A fellow gamer recently told me about this. Apparently someone is making a film adaption of one of Jack Chick’s many anti-D&D Chick Tracts, with the aim of showing just how very, very stupid it is. I’m looking forward to seeing it, because everything Jack Chick has ever said in his entire life, as far as I can tell, is completely deserving of all the scorn and ridicule that the whole of humanity is able to conjure up.
If you don’t know who Jack Chick is, he’s a fundamentalist Christian who makes comic strip pamphlets, which he calls Chick Tracts, in which he spouts out his hateful, close minded and ignorant views on the world. Like a lot of other fundamentalists, such as Pat Robertson, some of Mr. Chick’s favorite targets are homosexuals, secularism, the LDS church, feminists, and Dungeons and Dragons.
Yeah, that’s right. D&D is, according to this asshat, a direct path into the warm embrace of satanism.
This far-right Christian* hate of role playing games, D&D in particular, is perhaps the greatest example of arguing from ignorance I’ve ever encountered. The idea seems to be that Dungeons & Dragons teaches people how to perform satanic rituals, thereby making them more willing to join satanic cults.
The first problem with this argument is that the kind of satanic cults Jack and his ilk are trying to make us afraid of simply don’t exist.

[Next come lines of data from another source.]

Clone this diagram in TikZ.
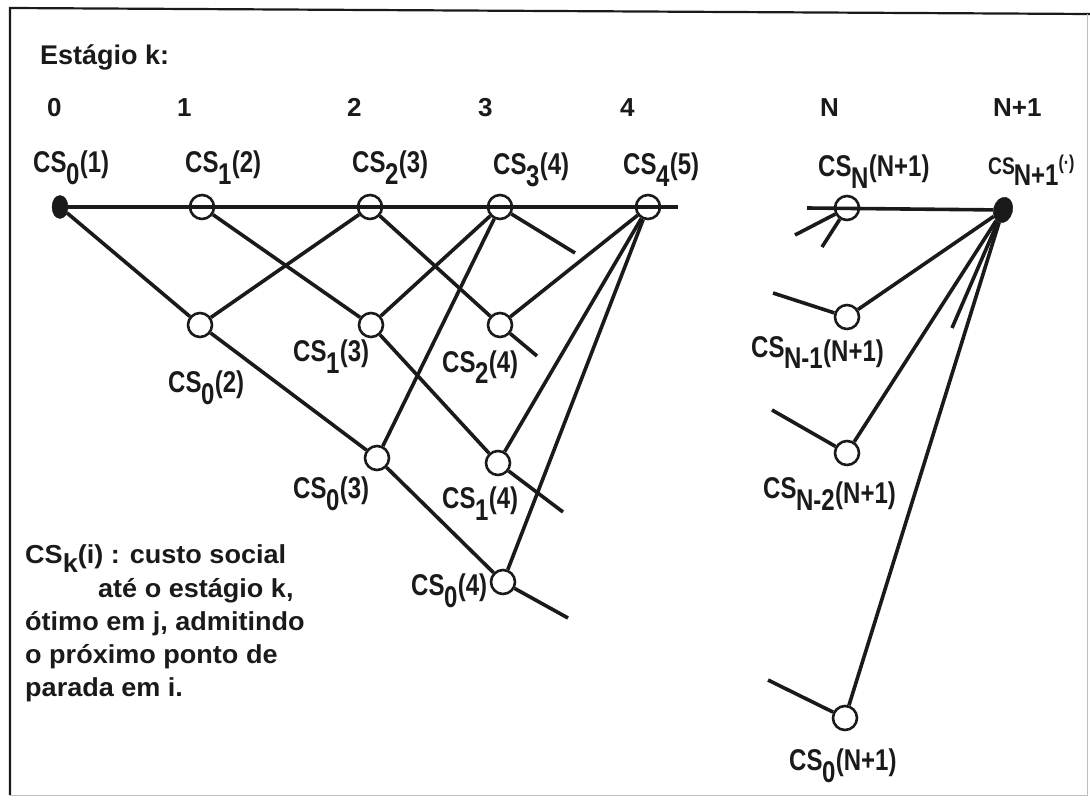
\documentclass[tikz,border=0pt]{standalone}
\usepackage{fontspec}
\usetikzlibrary{shapes.geometric}
\setmainfont{Liberation Sans}
\newfontfamily\lblfont{Liberation Sans}[FakeStretch=0.8]
\newfontfamily\legfont{Liberation Sans}[FakeStretch=1.04]
\newcommand{\sbx}[1]{\kern-0.5pt\raisebox{-12pt}{#1}\kern0.5pt}
\definecolor{ink}{HTML}{1A1A1A}
\begin{document}
\begin{tikzpicture}[x=1pt,y=-1pt,
  st/.style={circle,draw=ink,line width=2.6pt,minimum size=24pt,inner sep=0pt},
  fl/.style={ellipse,fill=ink,draw=ink,minimum width=16pt,minimum height=23pt,inner sep=0pt},
  ed/.style={line width=3.6pt,draw=ink},
  lbl/.style={anchor=base west,inner sep=0pt,text=ink,font=\lblfont\bfseries\fontsize{30}{30}\selectfont},
  stg/.style={anchor=base west,inner sep=0pt,text=ink,font=\bfseries\fontsize{26}{26}\selectfont},
  leg/.style={anchor=base west,inner sep=0pt,text=ink,font=\legfont\bfseries\fontsize{26}{26}\selectfont}]
\useasboundingbox (0,0) rectangle (1090,802);
% frame
\draw[line width=2.2pt,ink] (10,795) -- (10,8) -- (1090,14);
\draw[line width=1pt,black!25] (1087,14) -- (1087,795) -- (10,795);
% header
\node[stg,font=\bfseries\fontsize{27}{27}\selectfont] (title) at (40,65) {Estágio k:};
\node[stg] (k0) at (47,117) {0};
\node[stg] (k1) at (177,117) {1};
\node[stg] (k2) at (347,117) {2};
\node[stg] (k3) at (478,117) {3};
\node[stg] (k4) at (620,117) {4};
\node[stg] (kN) at (820,117) {N};
\node[stg] (kN1) at (993,117) {N+1};
% nodes
\node[fl] (A0) at (60,207) {};
\node[st] (n1) at (202,207) {};
\node[st] (n2) at (370,207) {};
\node[st] (n3) at (500,207) {};
\node[st] (n4) at (648,207) {};
\node[st] (c02) at (200,325) {};
\node[st] (c13) at (371,325) {};
\node[st] (c24) at (500,325) {};
\node[st] (c03) at (377,458) {};
\node[st] (c14) at (498,463) {};
\node[st] (c04) at (503,582) {};
\node[st] (nN) at (847,208) {};
\node[fl,minimum width=19pt,minimum height=26pt,rotate=-15] (AN) at (1003,210) {};
\node[st] (nNa) at (847,317) {};
\node[st] (nNb) at (847,453) {};
\node[st] (nNc) at (845,718) {};
% free ends
\coordinate (h1) at (678,207);
\coordinate (h2) at (807,208);
\coordinate (s04) at (568,618);
\coordinate (s14) at (563,512);
\coordinate (s24) at (537,356);
\coordinate (s3) at (575,253);
\coordinate (sNa) at (795,235);
\coordinate (sNb) at (822,247);
\coordinate (sa) at (773,293);
\coordinate (sb) at (772,410);
\coordinate (sc) at (768,680);
\coordinate (sAN) at (952,328);
% connectors
\draw[ed] (A0) -- (h1);
\draw[ed] (h2) -- (AN);
\draw[ed] (A0) -- (c02);
\draw[ed] (c02) -- (c03);
\draw[ed] (c03) -- (c04);
\draw[ed] (c04) -- (s04);
\draw[ed] (n1) -- (c13);
\draw[ed] (c13) -- (c14);
\draw[ed] (c14) -- (s14);
\draw[ed] (n2) -- (c24);
\draw[ed] (c24) -- (s24);
\draw[ed] (n3) -- (s3);
\draw[ed] (c02) -- (n2);
\draw[ed] (c13) -- (n3);
\draw[ed] (c03) -- (n3);
\draw[ed] (c24) -- (n4);
\draw[ed] (c14) -- (n4);
\draw[ed] (c04) -- (n4);
\draw[ed] (nN) -- (sNa);
\draw[ed] (nN) -- (sNb);
\draw[ed] (nNa) -- (AN);
\draw[ed] (nNa) -- (sa);
\draw[ed] (nNb) -- (AN);
\draw[ed] (nNb) -- (sb);
\draw[ed] (nNc) -- (AN);
\draw[ed] (nNc) -- (sc);
\draw[ed] (AN) -- (sAN);
% labels
\node[lbl] (l01) at (33,173) {CS\sbx{0}(1)};
\node[lbl] (l12) at (185,173) {CS\sbx{1}(2)};
\node[lbl] (l23) at (352,173) {CS\sbx{2}(3)};
\node[lbl] (l34) at (493,175) {CS\sbx{3} (4)};
\node[lbl] (l45) at (623,175) {CS\sbx{4}(5)};
\node[lbl] (lN) at (818,177) {CS\sbx{N}(N+1)};
\node[lbl] (lN1) at (988,175) {\fontsize{24}{24}\selectfont CS\kern-1pt\raisebox{-11pt}{\fontsize{30}{30}\selectfont N+1}\raisebox{5pt}{\fontsize{20}{20}\selectfont(·)}};
\node[lbl] (l02) at (168,392) {CS\sbx{0}(2)};
\node[lbl] (l13) at (293,362) {CS\sbx{1}(3)};
\node[lbl] (l24) at (442,372) {CS\sbx{2}(4)};
\node[lbl] (l03) at (293,498) {CS\sbx{0}(3)};
\node[lbl] (l14) at (442,508) {CS\sbx{1}(4)};
\node[lbl] (l04) at (411,595) {CS\sbx{0}(4)};
\node[lbl] (lNa) at (751,357) {CS\sbx{N-1}\raisebox{-5pt}{(N+1)}};
\node[lbl] (lNb) at (763,498) {CS\sbx{N-2}\raisebox{-5pt}{(N+1)}};
\node[lbl] (lNc) at (789,770) {CS\sbx{0}(N+1)};
% legend
\node[leg] (g1) at (25,563) {CS\raisebox{-9pt}{k}(i) : custo social};
\node[leg] (g2) at (98,597) {até o estágio k,};
\node[leg] (g3) at (25,630) {ótimo em j, admitindo};
\node[leg] (g4) at (25,663) {o próximo ponto de};
\node[leg] (g5) at (25,696) {parada em i.};
\end{tikzpicture}
\end{document}
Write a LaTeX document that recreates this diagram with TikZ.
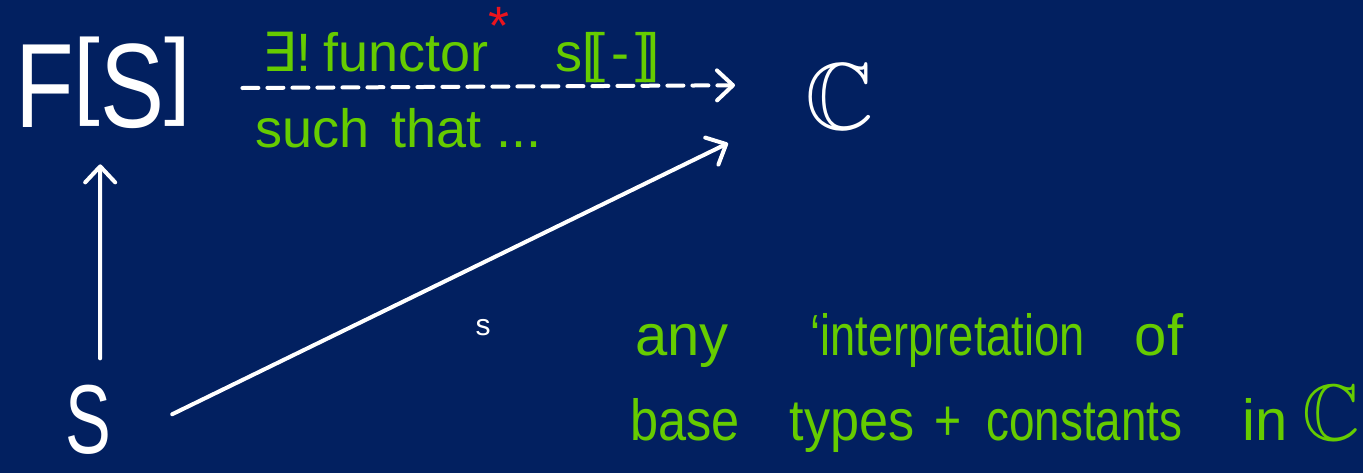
\documentclass[tikz,border=0pt]{standalone}
\usepackage{fontspec}
\setmainfont{Liberation Sans}
\newfontfamily\dejavu{DejaVu Sans}
\usepackage{amssymb}
\usepackage{graphicx}
\usetikzlibrary{arrows.meta}
\definecolor{bg}{RGB}{2,32,96}
\definecolor{chalkgreen}{RGB}{102,204,0}
\definecolor{starred}{RGB}{235,20,30}
\newcommand{\shortbr}[1]{\raisebox{0.18em}{\scalebox{1}[0.8]{#1}}}
\tikzset{
  obj/.style={text=white, inner sep=0pt, anchor=base west},
  note/.style={text=chalkgreen, inner sep=0pt, anchor=base west, font=\fontsize{54}{60}\selectfont},
  remark/.style={text=chalkgreen, inner sep=0pt, anchor=base west, font=\fontsize{58}{64}\selectfont},
  arr/.style={white, line width=4pt, line cap=round, line join=round,
    -{Straight Barb[round, length=16pt, width=30pt]}},
  dasharr/.style={arr, dash pattern=on 16pt off 9pt},
}
\begin{document}
\begin{tikzpicture}[x=1pt, y=-1pt]
\fill[bg] (0,0) rectangle (1363,473);
\useasboundingbox (0,0) rectangle (1363,473);
% objects
\node[obj, font=\fontsize{120}{120}\selectfont] (FS) at (15,128) {\scalebox{0.8}[1]{F\shortbr{[}S\shortbr{]}}};
\node[obj, font=\fontsize{95}{95}\selectfont] (C) at (805,130) {$\mathbb{C}$};
\node[obj, font=\fontsize{98}{98}\selectfont] (S) at (65,453) {\scalebox{0.7}[1]{S}};
% arrows
\draw[arr] ([xshift=12pt,yshift=26pt]S.north) -- ([xshift=-3pt,yshift=-35pt]FS.south);
\draw[arr] ([xshift=61pt,yshift=5pt]S.east) -- ([xshift=-77pt,yshift=-13pt]C.south west);
\draw[dasharr] ([xshift=51pt,yshift=-5pt]FS.east) -- ([xshift=-70pt,yshift=12pt]C.west);
\node[text=white, inner sep=0pt, font=\fontsize{30}{30}\selectfont] (slab) at (483,328) {s};
% labels on dashed arrow
\node[note] (l1) at (262,72) {{\dejavu ∃}!\hspace{12pt}functor\textcolor{starred}{\raisebox{0.5em}{*}}};
\node[note] (l2) at (555,72) {s[\kern-0.12em[\hspace{6pt}-\hspace{6pt}]\kern-0.12em]};
\node[note] (l3) at (255,148) {such\hspace{22pt}that ...};
% remark
\node[remark] (r1) at (635,355) {\hbox{any\hspace{82pt}\scalebox{0.78}[1]{‘interpretation}\hspace{50pt}of}};
\node[remark] (r2) at (630,440) {\hbox{\scalebox{0.87}[1]{base}\hspace{50pt}\scalebox{0.9}[1]{types}\hspace{20pt}\scalebox{0.8}[1]{+}\hspace{25pt}\scalebox{0.79}[1]{constants}\hspace{60pt}in\hspace{15pt}{\fontsize{80}{80}\selectfont$\mathbb{C}$}}};
\end{tikzpicture}
\end{document}
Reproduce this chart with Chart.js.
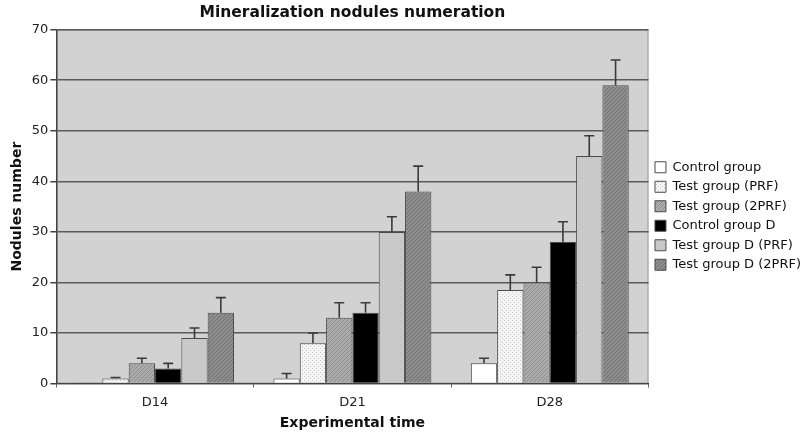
<!DOCTYPE html>
<html>
<head>
<meta charset="utf-8">
<script src="https://cdn.jsdelivr.net/npm/chart.js@4.4.1/dist/chart.umd.min.js"></script>
<style>
  html, body { margin: 0; padding: 0; background: #fff; }
  #wrap { width: 802px; height: 432px; }
</style>
</head>
<body>
<div id="wrap"><canvas id="chart"></canvas></div>
<script>
const categories = ["D14", "D21", "D28"];
const seriesNames = ["Control group", "Test group (PRF)", "Test group (2PRF)", "Control group D", "Test group D (PRF)", "Test group D (2PRF)"];

const controlGroup = [0.2, 1, 4];
const testPRF = [1, 8, 18.5];
const test2PRF = [4, 13, 20];
const controlD = [3, 14, 28];
const testDPRF = [9, 30, 45];
const testD2PRF = [14, 38, 59];

const controlGroupErr = [0, 1, 1];
const testPRFErr = [0.2, 2, 3];
const test2PRFErr = [1, 3, 3];
const controlDErr = [1, 2, 4];
const testDPRFErr = [2, 3, 4];
const testD2PRFErr = [3, 5, 5];

const font = "'DejaVu Sans', Verdana, sans-serif";

// small canvas patterns to mimic the printed fills
const makePattern = (bg, dot, kind) => {
  const c = document.createElement("canvas");
  c.width = 4;
  c.height = 4;
  const g = c.getContext("2d");
  g.fillStyle = bg;
  g.fillRect(0, 0, 4, 4);
  g.fillStyle = dot;
  if (kind === "dots") {
    g.fillRect(0, 0, 1, 1);
    g.fillRect(2, 2, 1, 1);
  } else {
    g.fillRect(0, 3, 1, 1);
    g.fillRect(1, 2, 1, 1);
    g.fillRect(2, 1, 1, 1);
    g.fillRect(3, 0, 1, 1);
  }
  return g.createPattern(c, "repeat");
};

const ctx = document.getElementById("chart").getContext("2d");

const fills = [
  "#ffffff",
  makePattern("#f4f4f4", "#c8c8c8", "dots"),
  makePattern("#ababab", "#8e8e8e", "hatch"),
  "#000000",
  makePattern("#cbcbcb", "#b8b8b8", "dots"),
  makePattern("#8d8d8d", "#727272", "hatch"),
];
const values = [controlGroup, testPRF, test2PRF, controlD, testDPRF, testD2PRF];
const errors = [controlGroupErr, testPRFErr, test2PRFErr, controlDErr, testDPRFErr, testD2PRFErr];

const plotBackground = {
  id: "plotBackground",
  beforeDraw(chart) {
    const { ctx, chartArea: a } = chart;
    ctx.save();
    ctx.fillStyle = "#d2d2d2";
    ctx.fillRect(a.left, a.top, a.right - a.left, a.bottom - a.top);
    ctx.strokeStyle = "#9a9a9a";
    ctx.lineWidth = 1;
    ctx.strokeRect(a.left + 0.5, a.top + 0.5, a.right - a.left - 1, a.bottom - a.top - 1);
    ctx.restore();
  },
};

// upward error bars with a cap, drawn off the y scale
const errorBars = {
  id: "errorBars",
  afterDatasetsDraw(chart) {
    const { ctx } = chart;
    const y = chart.scales.y;
    ctx.save();
    ctx.strokeStyle = "#3a3a3a";
    ctx.lineWidth = 1.6;
    chart.data.datasets.forEach((ds, i) => {
      const meta = chart.getDatasetMeta(i);
      meta.data.forEach((bar, j) => {
        const err = ds.errors[j];
        if (!err) return;
        const top = y.getPixelForValue(ds.data[j] + err);
        ctx.beginPath();
        ctx.moveTo(bar.x, bar.y);
        ctx.lineTo(bar.x, top);
        ctx.moveTo(bar.x - 5, top);
        ctx.lineTo(bar.x + 5, top);
        ctx.stroke();
      });
    });
    ctx.restore();
  },
};

new Chart(ctx, {
  type: "bar",
  data: {
    labels: categories,
    datasets: seriesNames.map((name, i) => ({
      label: name,
      data: values[i],
      errors: errors[i],
      backgroundColor: fills[i],
      borderColor: "#4a4a4a",
      borderWidth: 1,
      categoryPercentage: 0.8,
      barPercentage: 1.0,
    })),
  },
  options: {
    responsive: true,
    maintainAspectRatio: false,
    animation: false,
    devicePixelRatio: 1,
    layout: {
      padding: { top: 0, right: -9, bottom: 0, left: 5 },
    },
    scales: {
      x: {
        grid: { display: true, drawOnChartArea: false, tickLength: 4, color: "#666" },
        border: { color: "#444", width: 1 },
        ticks: { color: "#222", font: { family: font, size: 13 }, padding: 7 },
        title: { display: true, text: "Experimental time", color: "#111", font: { family: font, size: 14, weight: "bold" }, padding: { top: -2, bottom: 0 } },
      },
      y: {
        min: 0,
        max: 70,
        ticks: { stepSize: 10, color: "#222", font: { family: font, size: 13 }, padding: 2 },
        grid: { color: "#5a5a5a", lineWidth: 1.5, tickLength: 6, tickColor: "#444" },
        border: { color: "#444", width: 1.5 },
        title: { display: true, text: "Nodules number", color: "#111", font: { family: font, size: 14, weight: "bold" }, padding: { bottom: 4 } },
      },
    },
    plugins: {
      title: {
        display: true,
        fullSize: false,
        text: "Mineralization nodules numeration",
        color: "#111",
        font: { family: font, size: 15.5, weight: "bold" },
        padding: { top: 4, bottom: 7 },
      },
      legend: {
        position: "right",
        labels: {
          color: "#111",
          font: { family: font, size: 13 },
          boxWidth: 11,
          boxHeight: 11,
          padding: 6.5,
        },
      },
      tooltip: { enabled: false },
    },
  },
  plugins: [plotBackground, errorBars],
});
</script>
</body>
</html>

The other problem is that while the real religion of Satanism, that is the religion represented by Anton LeVay’s Church of Satan, does perform ritual magic, Satanic rituals have less in common with D&D as I have in common with a kangaroo; I mean we’re both eukaryotes, animals, chordates, and mammals, but that’s about it.
Basically, the far-right Christian fear mongers are speaking authoritatively about the connection between Satanism and Dungeons & Dragons while simultaneously making it very clear that they’ve never done any real research into either one, such as reading the D&D Player’s Handbook or the Satanic Bible. I, on the other hand, have read both of those books, and feel very qualified to compare and contrast the two.
First of all, the only similarity I can think of between Satanism and Dungeons &Dragons is that neither one of them promotes worship of the Christian Devil. No, seriously, the Satan of Satanism is not a divine or angelic being, but a concept describing a “force of nature”, as the Satanic Bible puts it.
Now, for some of their differences:
The Satanic Bible is a religious text defining the practices and tenets of belief for a real life religious movement called Satanism. The D&D Player’s Handbook is an instruction manual on how to play a game.
The Satanic Bible discusses two different kinds of magic. The first is coincidental magic, wherein a person manipulates events to lead to a desirable outcome. An example that the Satanic Bible gives is a woman wearing perfume to attract a potential sex partner. You may recognize this kind of magic as not actually being magic. The other kind is ritual magic, in which a group of Satanists get together, wear black clothes, light candles and recite fancy incantations with the idea being that doing so will enhance and focus emotional energy to guide events to a certain outcome. The Satanic Bible is very clear that ritual magic needs to work with nature, not against it, so the effects of ritual magic tend to be subtle; for example, the inaccurately named Ritual of Destruction seeks to cause an increase in the frequency with which a specific person has bad things happen to him or her. The D&D Player’s Handbook, on the other hand, presents a system of game mechanics to determine whether or not a fictional character living in a fictional world can cause a fictional (and decidedly not natural) phenomenon to occur. Because it’s a game.
The Satanic Bible presents Satanism as being in direct opposition not only to Christianity, but to other pagan religions such as Wicca, and says some very not nice things about them. The D&D Players Handbook doesn’t take a stance one way or the other on any real world religion, because Wizards of the Coast is in the business of selling games, not religious conversion.
D&D involves a lot of dice rolling. Satanism doesn’t.
The last thing I want to say about this is that a lot of the ridiculous claims Jack and friends are making about D&D to try to scare people away from playing it are things which would actually be a lot of fun if they were incorporated into the game. Like, I’d kind of like to have a podium and a hooded cloak while I’m GMing.